Billionaire relists the PC company he founded at a much higher valuation
Carl Icahn knew what he was talking about. In September 2013 when he conceded defeat over his plan to stop Michael Dell’s $25bn buyout of the Texan’s eponymous computer company, he said the founder’s bid “freezes stockholders out of any possibility of realising Dell’s great potential”.
Five years later, we know what that potential was. Mr Dell and his sidekicks at the investment firm Silver Lake Partners took Dell private in that deal, which closed in 2014. The group is now about to relist Dell’s shares, via a complex transaction, after turning the once moribund PC maker into a broad-based provider of corporate technology that has an estimated equity value of about $70bn. Based on that valuation, Mr Dell will have turned a $4bn investment into $32bn. The roughly $2bn Silver Lake invested in Dell since the buyout will be marked at $12bn.

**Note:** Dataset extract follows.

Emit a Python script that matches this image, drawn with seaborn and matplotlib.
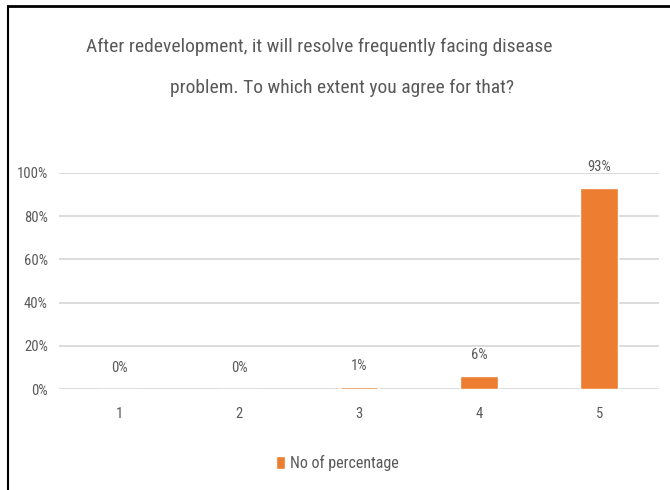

The 2013 Dell management buyout became a touchstone on corporate governance, activist investing and private equity. Despite anger and allegations, there were no official findings that Dell’s ordinary shareholders were short-changed by either the Texas tycoon or the Dell directors who were supposed to be looking out for them. But the sense that Mr Dell pulled a fast one on Dell shareholders — as well as those of EMC, a massive software vendor that Dell took over in 2016 for $67bn— has lingered. Their windfall profits, soon to be crystallised, are just the latest proof for those who have been sounding the alarm that America is too lax in scrutinising the actions of chief executives and boards of directors.
Mr Icahn’s “great potential” comments aside, it is difficult to overstate how sour sentiment was on Dell leading up to the buyout. Its shares were trading at just a third of their five-year high, while spending nearly $15bn on buying software companies in order to reinvent itself had yet to bear fruit.
When Mr Dell announced that he wanted to buy the company, of which he then owned 14 per cent, he believed that a Dell transformation could not happen in the glare of public markets. He and Silver Lake were willing to shoulder the financial and execution risk to fix Dell. In exchange they offered other shareholders a 40 per cent premium to give up their stock.
Suddenly that same public market that had been sceptical about Dell’s long-term prospects was concocting scenarios in which Dell could be worth multiples of Mr Dell’s buyout price. Mr Icahn and another major shareholder proposed a structure called a leveraged recapitalisation that would have kept Dell public. Mr Dell and Silver Lake, in response to the firestorm, raised their bid by a small amount. That bump, along with bending the rules in their favour by allowing arbitrageurs a say in the shareholder vote, was enough to close the buyout.
Still, the legitimacy of the buyout would be tested in court. A concept in Delaware corporate law called appraisal allows shareholders to ask a judge to assign “fair value” if they believe a buyout price is inadequate. A group of dissenters, which included not only specialist hedge funds but the big institutional group T Rowe Price, believed that Dell’s fair value was more than double the deal price. The judge disagreed with that number but concluded that the price the independent Dell directors had negotiated was not nearly enough. Citing “investor myopia” and a “valuation gap” at the time of Mr Dell’s bid, the judge’s valuation was a quarter higher than the deal price.
Late last year, the judgment was overruled by the Delaware Supreme Court, which concluded that Dell shares traded in an efficient market and, as such, the deal price itself reflected its fair value. One of the investors who challenged the Dell buyout price in the Delaware courts dismissed the idea of an efficient market — where stock prices perfectly reflect all information about a company — telling me that the efficient markets hypothesis is “debunked finance 101 from 50 years ago. Not a single professor will tell you that financial markets are efficient.”
Courts aside, shareholders themselves may now become more vigilant. “The Dell deals could be a watershed. Institutions have been wary of ‘cratering’ a deal that a board of directors is recommending and creating headline risk for themselves,” said Chris Cernich, founder of Strategic Governance Advisors and a former managing director at the proxy adviser ISS. “But the enormous profits for the Dell buyout group show the risk in providing a rubber stamp.”
Mr Cernich’s thesis is about to be tested. To relist its shares, Dell has to persuade shareholders of a tracking stock issued to shareholders of EMC at the time of that acquisition to agree to a share swap. That tracking stock has traded at a 30-40 per cent discount to its fair value and its very creation helped make Mr Dell and Silver Lake billions. Mr Icahn happens to own a position in the tracker. Sources close to Mr Icahn said he had not made up his mind on how to vote, but he has another big chance to register his disapproval.